А в 1987 году Майкл Росбаш и Джеффри Холл опубликовали работу в Cell,  а Майкл Янг в это же время в Nature. Они выделили белок из мутанта и показали, что этот белок является транскрипционным фактором. Транскрипционные факторы – белки, которые связываются  с самым началом гена, называющимся промотором, и регулируют его активность. Позже выделили белок, который назвали tim, он взаимодействует с белком period. После этого очень многие стали заниматься циркадными ритмами, были открыты и другие гены. Стало ясно, что гены регулируют активность других генов, которые нам нужны в тот или иной отрезок времени. Это была классическая молекулярно-биологическая работа, где от гипотезы через классическую генетику дошли до гена, а потом до белка. Это открытие важно для медицины, потому что мы все живем в 24-часовом цикле, многие лекарства лучше принимать в определенное время суток. Например, лекарство, регулирующее содержание холестерина в крови, лучше принимать на ночь, потому что биосинтез холестерина осуществляется печенью ночью, когда мы спим. Инфаркты чаще случаются под утро, когда наивысшую концентрацию достигает гормон кортизол.

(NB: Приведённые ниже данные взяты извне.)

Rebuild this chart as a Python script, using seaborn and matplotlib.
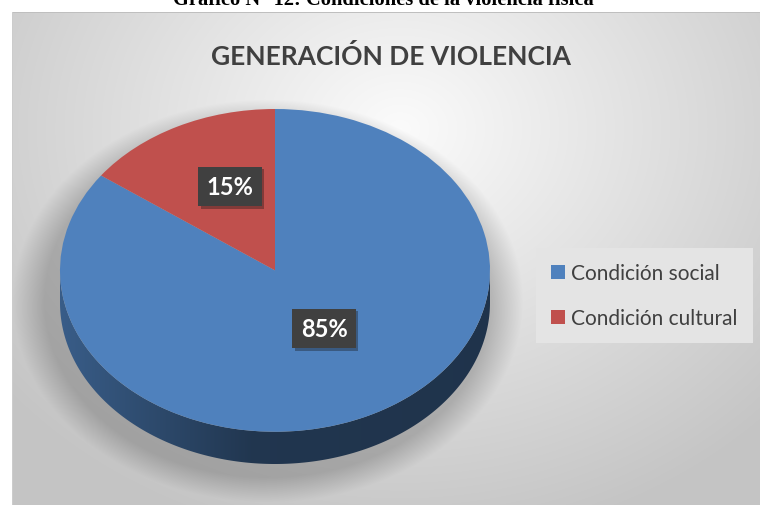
import numpy as np
import matplotlib
matplotlib.use("Agg")
import matplotlib.pyplot as plt
import seaborn as sns
from matplotlib.patches import Polygon
from matplotlib.colors import to_rgb
from matplotlib import patheffects as pe

# data
categories = ["Condición social", "Condición cultural"]
shares = [85, 15]
colors = ["#4F81BD", "#C0504D"]
title = "GENERACIÓN DE VIOLENCIA"
caption = "Gráfico N° 12: Condiciones de la violencia física"

sns.set_theme(style="white")
plt.rcParams["font.family"] = ["Lato", "DejaVu Sans"]

W, H = 760, 506
fig = plt.figure(figsize=(W / 100, H / 100), dpi=100)

# chart area: light radial gradient with a soft shadow under the pie
bg = fig.add_axes([0, 0, 1, 1])
bg.set_xlim(0, W)
bg.set_ylim(H, 0)
bg.axis("off")
yy, xx = np.mgrid[0:H, 0:W] + 0.5
r = np.hypot((xx - 400) / 520, (yy - 130) / 430)
light = np.clip(0.985 - 0.22 * r, 0.77, 1)
sr = np.hypot((xx - 268) / 228, (yy - 302) / 180)
shade = 0.2 * np.clip((1.12 - sr) / 0.14, 0, 1)
val = light * (1 - shade)
img = np.dstack([val] * 3)
img[:, :12] = 1
img[:13, :] = 1
img[13, 12:] = 0.75
img[13:, 12] = 0.8
bg.imshow(img, extent=[0, W, H, 0], interpolation="bilinear", aspect="auto")

bg.text(383, 5, caption, ha="center", va="baseline", family=["Liberation Serif"],
        fontsize=14.8, fontweight="bold", color="black")
bg.text(391, 56, title, ha="center", va="center", fontsize=19,
        fontweight="bold", color="#404040")

# pie: top face from ax.pie, the side band below it
depth = 0.2
ax = fig.add_axes([60 / W, 1 - 465 / H, 430 / W, 355 / H])
wedges, _ = ax.pie(shares, colors=colors, startangle=90, counterclock=False,
                   radius=1, wedgeprops=dict(linewidth=0))

for w, c in zip(wedges, colors):
    t = np.radians(np.linspace(w.theta1, w.theta2, 600))
    t = t[np.sin(t) < 0]
    if len(t) == 0:
        continue
    top = np.column_stack([np.cos(t), np.sin(t)])
    bot = np.column_stack([np.cos(t), np.sin(t) - depth])
    band = Polygon(np.vstack([top, bot[::-1]]), closed=True, fc="none", ec="none")
    ax.add_patch(band)
    xs = np.linspace(-1, 1, 256)
    fac = np.interp(xs, [-1, -0.1, 1], [0.72, 0.42, 0.4])
    grad = fac[:, None] * np.array(to_rgb(c))
    im = ax.imshow(grad[None], extent=[-1, 1, -1 - depth, 0], aspect="auto", zorder=0.5)
    im.set_clip_path(band)

ax.set_aspect("auto")
ax.set_xlim(-1, 1)
ax.set_ylim(-1 - depth, 1)
ax.axis("off")

label_xy = [(0.228, -0.36), (-0.21, 0.52)]
for (x, y), s in zip(label_xy, shares):
    t = ax.text(x, y, f"{s}%", ha="center", va="center", color="white",
                fontsize=17, fontweight="bold", zorder=5,
                bbox=dict(boxstyle="square,pad=0.35", fc="#404040", ec="none"))
    t.get_bbox_patch().set_path_effects(
        [pe.SimplePatchShadow(offset=(2, -2), alpha=0.35), pe.Normal()])

leg = ax.legend(wedges, categories, loc="upper left",
                bbox_to_anchor=(536 / W, 1 - 249 / H), bbox_transform=fig.transFigure,
                frameon=True, fancybox=False, facecolor="#E4E4E4", edgecolor="none",
                framealpha=1, fontsize=15, handlelength=0.67, handleheight=0.67,
                handletextpad=0.3, labelspacing=1.2, borderpad=0.72, borderaxespad=0)
for txt in leg.get_texts():
    txt.set_color("#404040")

fig.savefig("out.png", dpi=100)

Я рад за этих ученых, это очень красивая работа. Поздравляю их с Нобелевской премией».

Анатолий Дымарский про Нобелевскую премию по физике: «Премию дали за наблюдение гравитационных волн, возникающих при столкновении двух черных дыр. Впрочем, нельзя говорить о том, что гравитационные волны были открыты, ведь теоретически их существование было предсказано вместе с появлением Общей теории относительности Эйнштейна. Никаких серьезных сомнений в том, что теория верна и гравитационные волны существуют, не возникало. Вопрос был в том, как наблюдать их экспериментально.

Всерьез ученые стали задаваться этим вопросом в 60-е годы прошлого века, пионерские работы на эту тему выходили в том числе и Советском Союзе. Схема, наиболее подходящая для наблюдения гравитационных волн, была основана на идее гравитационного интерферометра. Но необходимая точность эксперимента значительно превышала доступную в те времена. Поэтому последние несколько десятков лет шла работа по совершенствованию технологии.

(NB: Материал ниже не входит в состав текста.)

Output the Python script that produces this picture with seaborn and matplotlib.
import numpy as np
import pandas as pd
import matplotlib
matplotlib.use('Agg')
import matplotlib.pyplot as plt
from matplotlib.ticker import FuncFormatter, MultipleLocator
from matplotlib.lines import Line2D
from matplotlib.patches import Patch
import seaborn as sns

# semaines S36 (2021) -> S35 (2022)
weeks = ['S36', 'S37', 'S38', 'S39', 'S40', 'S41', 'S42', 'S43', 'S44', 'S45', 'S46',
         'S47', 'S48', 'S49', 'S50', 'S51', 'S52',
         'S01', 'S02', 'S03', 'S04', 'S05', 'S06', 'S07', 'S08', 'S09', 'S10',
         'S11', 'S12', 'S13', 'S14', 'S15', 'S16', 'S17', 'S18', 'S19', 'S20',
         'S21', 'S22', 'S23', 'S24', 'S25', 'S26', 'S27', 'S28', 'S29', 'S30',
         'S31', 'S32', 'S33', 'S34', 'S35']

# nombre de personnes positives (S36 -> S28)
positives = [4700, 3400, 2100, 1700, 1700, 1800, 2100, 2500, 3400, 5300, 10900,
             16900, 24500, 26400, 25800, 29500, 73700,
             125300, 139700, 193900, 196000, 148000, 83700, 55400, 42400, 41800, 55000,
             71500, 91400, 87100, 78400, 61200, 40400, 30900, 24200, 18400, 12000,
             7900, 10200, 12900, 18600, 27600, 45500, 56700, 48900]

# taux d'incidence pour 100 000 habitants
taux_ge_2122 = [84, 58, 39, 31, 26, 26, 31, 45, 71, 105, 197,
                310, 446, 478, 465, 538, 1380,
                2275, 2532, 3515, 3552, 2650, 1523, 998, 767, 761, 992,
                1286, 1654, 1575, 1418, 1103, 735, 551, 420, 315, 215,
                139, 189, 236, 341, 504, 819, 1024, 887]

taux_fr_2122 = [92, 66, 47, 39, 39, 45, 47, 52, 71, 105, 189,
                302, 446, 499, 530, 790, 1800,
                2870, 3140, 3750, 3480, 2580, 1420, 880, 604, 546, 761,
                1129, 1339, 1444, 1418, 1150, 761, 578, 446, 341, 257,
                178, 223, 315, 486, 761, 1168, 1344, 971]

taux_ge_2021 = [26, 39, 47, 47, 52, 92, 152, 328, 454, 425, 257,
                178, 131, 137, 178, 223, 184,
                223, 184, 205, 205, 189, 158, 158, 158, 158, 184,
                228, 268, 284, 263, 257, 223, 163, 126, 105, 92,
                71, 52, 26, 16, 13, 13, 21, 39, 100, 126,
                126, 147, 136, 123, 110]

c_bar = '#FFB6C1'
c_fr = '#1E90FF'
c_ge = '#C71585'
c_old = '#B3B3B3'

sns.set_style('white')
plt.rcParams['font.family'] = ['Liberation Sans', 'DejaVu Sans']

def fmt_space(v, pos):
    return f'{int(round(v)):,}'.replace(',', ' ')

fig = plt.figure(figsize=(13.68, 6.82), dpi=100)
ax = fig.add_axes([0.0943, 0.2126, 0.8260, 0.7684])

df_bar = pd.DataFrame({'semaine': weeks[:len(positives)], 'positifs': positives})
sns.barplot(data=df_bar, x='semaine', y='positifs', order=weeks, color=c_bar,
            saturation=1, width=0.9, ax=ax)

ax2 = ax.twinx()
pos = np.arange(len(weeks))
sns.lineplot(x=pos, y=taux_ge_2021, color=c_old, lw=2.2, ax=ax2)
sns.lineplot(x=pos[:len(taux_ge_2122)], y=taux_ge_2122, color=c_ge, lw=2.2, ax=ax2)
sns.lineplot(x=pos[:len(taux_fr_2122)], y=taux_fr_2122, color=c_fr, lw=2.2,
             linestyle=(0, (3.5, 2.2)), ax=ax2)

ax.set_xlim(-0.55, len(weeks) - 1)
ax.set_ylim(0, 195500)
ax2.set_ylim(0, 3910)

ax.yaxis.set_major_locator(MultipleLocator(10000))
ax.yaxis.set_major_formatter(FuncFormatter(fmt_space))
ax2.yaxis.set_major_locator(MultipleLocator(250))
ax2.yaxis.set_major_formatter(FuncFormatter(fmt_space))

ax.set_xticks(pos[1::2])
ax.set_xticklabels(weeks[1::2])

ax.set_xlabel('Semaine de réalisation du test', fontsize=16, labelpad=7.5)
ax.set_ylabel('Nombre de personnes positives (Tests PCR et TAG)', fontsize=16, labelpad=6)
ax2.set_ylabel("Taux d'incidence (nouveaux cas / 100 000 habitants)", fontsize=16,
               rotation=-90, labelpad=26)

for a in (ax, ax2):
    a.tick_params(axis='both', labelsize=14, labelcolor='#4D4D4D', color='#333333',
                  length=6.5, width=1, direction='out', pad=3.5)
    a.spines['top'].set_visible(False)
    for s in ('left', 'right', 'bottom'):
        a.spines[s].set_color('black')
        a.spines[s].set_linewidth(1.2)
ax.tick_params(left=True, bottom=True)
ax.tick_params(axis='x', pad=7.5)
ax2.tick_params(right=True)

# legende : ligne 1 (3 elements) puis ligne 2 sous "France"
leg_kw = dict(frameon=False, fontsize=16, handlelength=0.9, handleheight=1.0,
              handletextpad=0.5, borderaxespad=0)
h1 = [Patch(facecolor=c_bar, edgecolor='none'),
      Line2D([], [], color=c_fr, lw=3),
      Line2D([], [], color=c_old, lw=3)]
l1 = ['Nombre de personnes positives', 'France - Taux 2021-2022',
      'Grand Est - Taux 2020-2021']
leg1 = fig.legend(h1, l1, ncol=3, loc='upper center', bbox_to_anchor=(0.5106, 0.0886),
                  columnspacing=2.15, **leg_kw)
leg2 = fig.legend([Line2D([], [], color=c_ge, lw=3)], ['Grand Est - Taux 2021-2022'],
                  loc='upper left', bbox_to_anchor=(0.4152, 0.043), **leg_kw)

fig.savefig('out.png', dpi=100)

Эта Нобелевская премия близка духу Сколтеха, в котором под одной крышей должны существовать и плодотворно сотрудничать фундаментальная наука и прикладные технологии. На примере этой нобелевской премии мы видим, как это может работать».

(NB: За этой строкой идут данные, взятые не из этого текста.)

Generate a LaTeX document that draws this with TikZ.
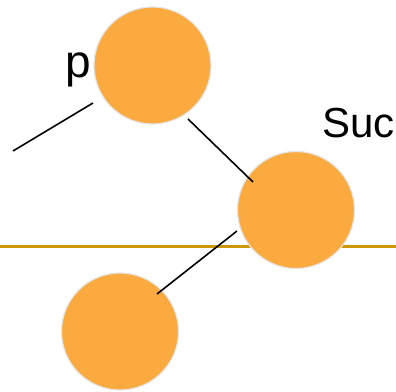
\documentclass[tikz,border=0pt]{standalone}
\usepackage{fontspec}
\setmainfont{Liberation Sans}
\definecolor{ballfill}{HTML}{FBAA40}
\definecolor{ballrim}{HTML}{E6E6E6}
\definecolor{levelline}{HTML}{CC9900}
\begin{document}
\begin{tikzpicture}[x=1pt,y=-1pt,
  ball/.style={circle,fill=ballfill,draw=ballrim,line width=1.2pt,minimum size=117pt,inner sep=0pt},
  edge/.style={black,line width=1.6pt},
  lbl/.style={inner sep=0pt,anchor=base west,text=black}]
\useasboundingbox (0,0) rectangle (396,391);
\coordinate (L) at (0,246.5);
\coordinate (R) at (396,246.5);
\draw[levelline,line width=3.6pt] (L) -- (R);
\node[ball] (top) at (152.5,65.5) {};
\node[ball] (mid) at (296,210) {};
\node[ball] (bot) at (120,331.5) {};
\coordinate (e1a) at (13,151);
\coordinate (e1b) at (93,103);
\coordinate (e2a) at (188,119);
\coordinate (e2b) at (253,182);
\coordinate (e3a) at (237,231);
\coordinate (e3b) at (157,294);
\draw[edge] (e1a) -- (e1b);
\draw[edge] (e2a) -- (e2b);
\draw[edge] (e3a) -- (e3b);
\node[lbl,font=\fontsize{46}{50}\selectfont] (p) at (65,77.3) {p};
\node[lbl,font=\fontsize{42}{46}\selectfont] (suc) at (322,137.3) {Suc};
\end{tikzpicture}
\end{document}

Артем Оганов про Нобелевскую премию по химии 2017: «Эта премия заслуженная. Ее дали за криогенную электронную микроскопию. Это метод для определения структуры биомолекул в растворе. До этого существовало два основных способа определения структуры биологических молекул: дифракция рентгеновских лучей и ядерно-магнитный резонанс.

Дифракция рентгеновских лучей требует сначала кристаллизации молекулы, и не все молекулы легко закристаллизовать по химическим причинам. Кроме всего прочего кристалл должен быть хорошего качества. Если кристалл низкого качества, то дифракционные сигналы будут плохие и определить структуру по таким экспериментальным данным не получится. Кроме того, у этого метода есть несколько важных ограничений. Во-первых, определяемая структура усреднена по пространству и времени, а, во-вторых, нас больше интересует структура молекулы в тех условиях, в которых она существует в клетке, для того, чтобы узнать как эта молекула участвует в биохимических процессах. Обычно структура молекулы в кристалле та же самая, что и в клетке, но это не всегда так.

Рентгеновская дифракция была революционным методом –  за определение структур разных веществ при помощи этого метода было дано по меньшей мере 26 нобелевских премий. Но наука не должна стоять на месте и должны появляться новые подходы и методы.

Вторым методом для определения структур биомолекул стал ядерно-магнитный резонанс, его применение тоже было отмечено Нобелевской премией. Этот метод позволял определять структуру молекул в растворе, но молекул относительно небольшого размера.

Метод криогенной электронной микроскопии позволяет определять реальную структуру биомолекул как малого, так и большого размера. Этот метод обладает хорошим разрешением и дает зачастую достаточную информацию для понимания биохимических процессов, которые во многом основаны на геометрической форме молекул. Этот метод сейчас очень широко применяется и привлекает огромное внимание ученых – биохимиков».